Small manufacturers play a critical role in keeping the world’s supply chain moving, yet adoption of Industrial IoT solutions by the group is lagging. What can be done?
Industrial IoT is already bringing huge benefits to multinational manufacturers who have made the investment. But how can small-and-medium sized enterprises (SMEs) with fewer resources start to benefit?
IoT adoption rate lags in small businesses
If you look at any of the surveys done on Industrial IoT adoption, they all tell a similar story. Deployment of operational IoT solutions in large companies is around 20%, and in some industries as high as 80%. But in small to medium enterprises (SMEs), adoption is closer to 10% with low levels of general awareness reported.

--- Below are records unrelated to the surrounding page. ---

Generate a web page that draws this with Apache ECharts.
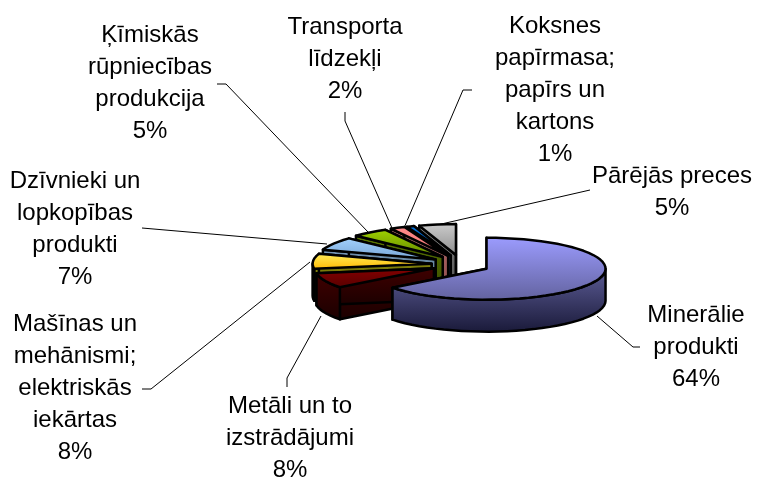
<!DOCTYPE html>
<html>
<head>
<meta charset="utf-8">
<style>
  html, body { margin: 0; padding: 0; background: #fff; }
  #chart { width: 757px; height: 479px; }
</style>
<script src="https://cdn.jsdelivr.net/npm/echarts@6/dist/echarts.min.js"></script>
</head>
<body>
<div id="chart"></div>
<script>
  // clockwise from 12 o'clock
  const categories = [
    'Minerālie\nprodukti',
    'Metāli un to\nizstrādājumi',
    'Mašīnas un\nmehānismi;\nelektriskās\niekārtas',
    'Dzīvnieki un\nlopkopības\nprodukti',
    'Ķīmiskās\nrūpniecības\nprodukcija',
    'Transporta\nlīdzekļi',
    'Koksnes\npapīrmasa;\npapīrs un\nkartons',
    'Pārējās preces'
  ];
  const values = [64.5, 7.9, 7.8, 6.8, 5, 2, 1, 5];
  const percentLabels = ['64%', '8%', '8%', '7%', '5%', '2%', '1%', '5%'];

  // top face gradient, wall gradient
  const topColors = [
    ['#9c9cff', '#62629e'], ['#860000', '#560000'], ['#fff060', '#ffb800'], ['#a4d2ff', '#76a4d4'],
    ['#a0d400', '#628400'], ['#ff8c8c', '#ee7070'], ['#0070dc', '#00509e'], ['#cccccc', '#8c8c8c']
  ];
  const wallColors = [
    ['#5e5e98', '#191938'], ['#400000', '#1a0000'], ['#8a8a10', '#666600'], ['#7898b8', '#587890'],
    ['#5c7800', '#3c5000'], ['#b06868', '#905050'], ['#0058b0', '#004080'], ['#808080', '#555555']
  ];

  // label box centre x, first line centre y
  const labelPos = [[696, 313], [290, 404], [75, 322], [75, 179], [150, 33], [345, 25], [555, 24], [672, 174]];
  const leaders = [
    [[640, 347], [633, 347], [597, 316]],
    [[287, 387], [287, 378], [321, 316]],
    [[142, 389], [151, 389], [310, 262]],
    [[142, 228], [327, 244]],
    [[217, 84], [226, 84], [368, 232]],
    [[345, 112], [345, 121], [392, 228]],
    [[472, 90], [463, 90], [404, 228]],
    [[590, 190], [437, 225]]
  ];

  const CX = 460.5, CY = 264.5, R = 119, TILT = 0.26, DEPTH = 32, EXPLODE = 29, EXPLODE_TILT = 0.33;
  const total = values.reduce((a, b) => a + b, 0);

  function grad(c) {
    return new echarts.graphic.LinearGradient(0, 0, 0, 1, [
      { offset: 0, color: c[0] }, { offset: 1, color: c[1] }
    ]);
  }
  function face(points, c) {
    return {
      type: 'polygon',
      shape: { points: points },
      style: { fill: grad(c), stroke: '#000', lineWidth: 2.5, lineJoin: 'round' }
    };
  }
  function arc(cx, cy, a0, a1) {
    const pts = [];
    const n = Math.max(2, Math.ceil((a1 - a0) / 0.08));
    for (let i = 0; i <= n; i++) {
      const a = a0 + (a1 - a0) * i / n;
      pts.push([cx + R * Math.sin(a), cy - R * TILT * Math.cos(a)]);
    }
    return pts;
  }
  function down(pts) {
    return pts.map(p => [p[0], p[1] + DEPTH]).reverse();
  }

  function renderSlice(params, api) {
    const i = api.value(0);
    let before = 0;
    for (let k = 0; k < i; k++) before += values[k];
    const a0 = before / total * Math.PI * 2;
    const a1 = (before + api.value(1)) / total * Math.PI * 2;
    const mid = (a0 + a1) / 2;
    const cx = CX + EXPLODE * Math.sin(mid);
    const cy = CY - EXPLODE * EXPLODE_TILT * Math.cos(mid);
    const apex = [cx, cy];
    const top = arc(cx, cy, a0, a1);
    const children = [];
    // radial cut faces first, the top face hides whatever is behind
    [top[0], top[top.length - 1]].forEach(p => {
      children.push(face([apex, p, [p[0], p[1] + DEPTH], [cx, cy + DEPTH]], wallColors[i]));
    });
    // only the part of the rim that faces the viewer
    const f0 = Math.max(a0, Math.PI / 2), f1 = Math.min(a1, Math.PI * 1.5);
    if (f1 > f0) {
      const rim = arc(cx, cy, f0, f1);
      children.push(face(rim.concat(down(rim)), wallColors[i]));
    }
    children.push(face([apex].concat(top), topColors[i]));
    return { type: 'group', children: children };
  }

  const graphics = [];
  leaders.forEach(line => {
    graphics.push({
      type: 'polyline',
      shape: { points: line },
      style: { stroke: '#000', lineWidth: 1, fill: null }
    });
  });
  categories.forEach((name, i) => {
    graphics.push({
      type: 'text',
      x: labelPos[i][0],
      y: labelPos[i][1] - 14,
      style: {
        text: name + '\n' + percentLabels[i],
        fill: '#000',
        font: '24px "Liberation Sans", Arial, sans-serif',
        lineHeight: 32,
        align: 'center',
        verticalAlign: 'top'
      }
    });
  });

  // back slices first so the big one ends up in front
  const order = values.map((v, i) => [i, v]).reverse();

  const myChart = echarts.init(document.getElementById('chart'));
  myChart.setOption({
    animation: false,
    backgroundColor: '#fff',
    graphic: graphics,
    series: [{
      type: 'custom',
      coordinateSystem: 'none',
      renderItem: renderSlice,
      data: order
    }]
  });
</script>
</body>
</html>
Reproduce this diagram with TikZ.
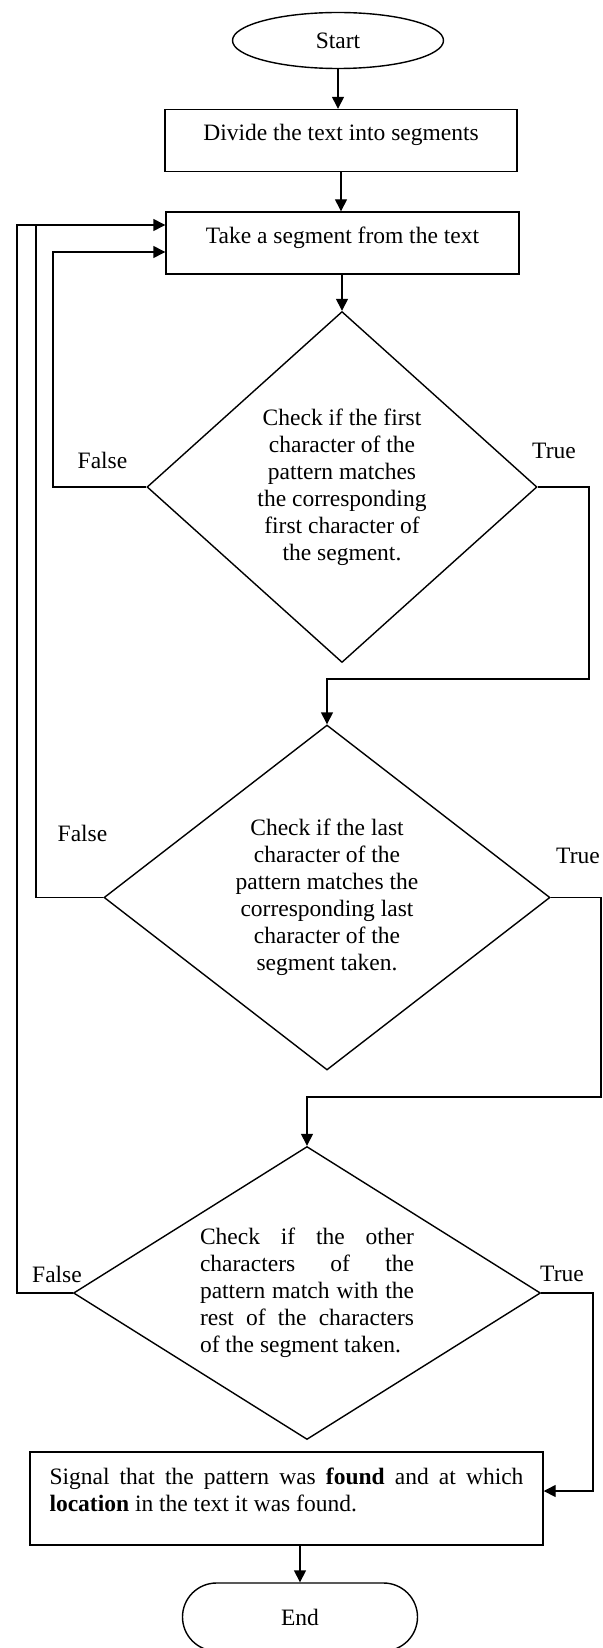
\documentclass[tikz,border=0pt]{standalone}
\usepackage{fontspec}
\setmainfont{Liberation Serif}
\usetikzlibrary{shapes.geometric,arrows.meta}

\begin{document}
\begin{tikzpicture}[x=0.5pt,y=-0.5pt,line width=0.7pt,
  font=\fontsize{11.75}{13.5}\selectfont,
  flow/.style={-{Triangle[length=6pt,width=6pt]}},
  procbox/.style={draw, rectangle, inner ysep=0pt, text height=15.5pt, text depth=15.5pt},
  decision/.style={draw, diamond, inner sep=0pt, align=center},
  terminal/.style={draw, ellipse, inner sep=0pt}]
\useasboundingbox (0,0) rectangle (602,1648);

\node[terminal, minimum width=105.5pt, minimum height=28pt] (start) at (338,40.5) {Start};
\node[procbox, minimum width=176pt] (divide) at (341,140.5) {Divide the text into segments};
\node[procbox, minimum width=176.5pt] (take) at (342.5,243) {Take a segment from the text};

\node[decision, minimum width=195pt, minimum height=175.5pt, shape aspect=1.11] (first) at (342,487)
  {Check if the first\\character of the\\pattern matches\\the corresponding\\first character of\\the segment.};
\node[decision, minimum width=223pt, minimum height=172.5pt, shape aspect=1.29] (last) at (327,897.5)
  {Check if the last\\character of the\\pattern matches the\\corresponding last\\character of the\\segment taken.};
\node[decision, minimum width=233.5pt, minimum height=146.5pt, shape aspect=1.59,
  text width=107pt, align=justify] (rest) at (307,1293)
  {Check if the other\linebreak characters of the\linebreak pattern match with the\linebreak
   rest of the characters\linebreak of the segment taken.};

\node[draw, rectangle, text width=237pt, align=justify, inner xsep=9.75pt, inner ysep=0pt,
  text height=16pt, text depth=30.5pt] (signal) at (286.5,1498.5)
  {Signal that the pattern was \textbf{found} and at which\linebreak
   \textbf{location} in the text it was found.};
\node[draw, rectangle, rounded corners=17pt, minimum width=117.5pt, minimum height=34pt] (stop) at (300,1617) {End};

\node (false1) at (102.5,460) {False};
\node (true1) at (554,451) {True};
\node (false2) at (82.5,833) {False};
\node (true2) at (578,856) {True};
\node (false3) at (57,1274) {False};
\node (true3) at (562,1274) {True};

\path[draw,flow] (start.south) -- (start.south |- divide.north);
\path[draw,flow] (divide.south) -- (divide.south |- take.north);
\path[draw,flow] (take.south -| first.north) -- (first.north);

% false branches back to the segment box
\path[draw,flow] (first.west) -| (53,252) -- (take.west |- 0,252);
\path[draw] (last.west) -| (36,225);
\path[draw,flow] (rest.west) -| (17,225) -- (take.west |- 0,225);

% true branches
\path[draw,flow] (first.east) -| (589,679) -| (last.north);
\path[draw,flow] (last.east) -| (601,1097) -| (rest.north);
\path[draw,flow] (rest.east) -| (593,1491) -- (signal.east |- 0,1491);
\path[draw,flow] (signal.south -| stop.north) -- (stop.north);
\end{tikzpicture}
\end{document}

In 2016, 94% of US manufactured exports came from SMEs at an export value of approximately USD $180 billion. 98% of US-based manufacturing firms have less than 500 employees, while three-in-four employ less than 20.
This matters, because the health of some of the world’s biggest manufacturing companies depends on the health of this complex network of SME suppliers. While an aircraft manufacturer may implement the latest IoT technology throughout its assembly plant, they are still reliant on many smaller suppliers across the world.
Unplanned downtime can cripple a small manufacturer who may not have adequate backup equipment or spare capacity to make up for the loss of production. In industries that embrace a lean approach to manufacturing, such failures can quickly propagate throughout the supply chain.
Given the cost pressures faced by many SME’s, Industrial IoT solutions with a proven ROI should be an easy sell. So why aren’t they?
A lack of resources to focus on IoT
Building up Industrial IoT expertise in a small company from scratch is at best an extremely difficult task. SMEs don’t possess the same financial or human resource options as multinationals. With little background in the connected world, such SMEs don’t know what they don’t know.
With this in mind, there is a risk of a growing divide opening up between the haves and the have-nots when it comes to Industrial IoT.
The problem with solution providers
Some full service providers market themselves toward the SME market. And the benefits are compelling: Access to expertise, ready-to-use solutions and so on. But there are significant downsides, in particular the high cost of convenience.
Full service providers are not necessarily independent. SMEs run the risk of unwittingly tying themselves into a system or platform that may not last the course.
A quick web search is all you need to see the rapid rise of solution providers peddling IoT solutions to smaller enterprises. But many of these are merely simple web shops, with little or no expertise behind them.
This compounds the problem. Even an SME with basic knowledge of IoT doesn’t have the time or skills to distinguish the good from the not-so-good. For someone without IoT knowledge, the task quickly becomes impossible.
Are company builders the solution?
Outsourcing Industrial IoT development to a specialist ‘company builder’ is an intriguing new alternative. The concept involves a collaborative approach to innovation and value creation. Both the risks and the benefits are shared between the existing company and a group of entrepreneurs.
The person (or more likely, team) has the core competencies required, including:
- Overview of current technology standards and trends
- Overview of current methodologies
- Knowledge of current implementation best practices
- Overview of current products, and those in the pipeline
- Experience with entrepreneurship and launching new ventures
- Marketing and sales expertise from other projects
That said, the company builder should also have knowledge of the unique challenges of SMEs and preferably the specific market.
Tackling the big problems of small business
There’s a real need for Industrial IoT solution providers that work for SMEs. The market potential is there. While the revenues are likely to be lower, SME’s tend to operate on a much leaner model. This means quicker decision-making, faster time to deployment, and improved cash flow.
Read more: Bluetooth Mesh for Industrial IoT
Industrial IoT solutions need to be made easier to understand and easier to access for SMEs because of their crucial role in the world’s supply chain.
What such companies need most are monitoring systems that can identify issues early, and/or cost-cutting systems such as a smart lighting system. This can become the backbone for a mesh network that eases their path to a more connected facility in the future.
Read more: Bluetooth mesh in lighting: What comes next?
While large multinationals can afford the big consulting companies, they are not feasible for the typical SME. A consultant, solution provider or company builder that can offer these kind of services with a business model that works for small business could see massive returns.